L’année même où parut la Guerre des Dieux, et qui fut celle où s’exhalait le dernier soupir du Directoire, vit paraître une série de publications de même nature qui montrent à quel point la littérature alors n’avait pas moins besoin que la société d’un 18 brumaire, je veux seulement dire de quelque chose d’assainissant et de réparateur. C’est à cette date de l’an VII que naquirent aussi les Quatre Métamorphoses de Lemercier ; les Priapeia de l’abbé Noël n’avaient précédé que de quelques mois (an VI) ; je mentionne à peine le Poète de Desforges, et je passe sous silence le De Sade ; mais une simple liste des ouvrages publiés en cette fin d’orgie est parlante et déclare assez le progrès d’une contagion dont les hommes honorables n’avaient plus toujours la force de se préserver.

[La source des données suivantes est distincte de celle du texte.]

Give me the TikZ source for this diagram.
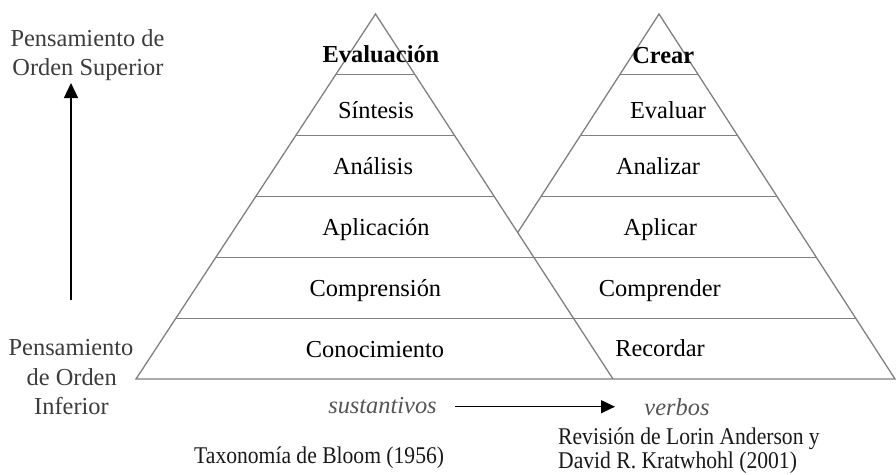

Parny lui-même autrefois, dans un joli dialogue qu’il avait trop oublié, et qui eût été ici bien plus à propos, avait pu dire :

Quel est ton nom, bizarre enfant ? – L’Amour. –
Toi l’Amour ? – Oui, c’est ainsi qu’on m’appelle. –

  1. Voici encore, si l’on est curieux de suivre l’engagement, la Décade, an VIII, troisième trimestre, p. 554, et quatrième trimestre, p. 47.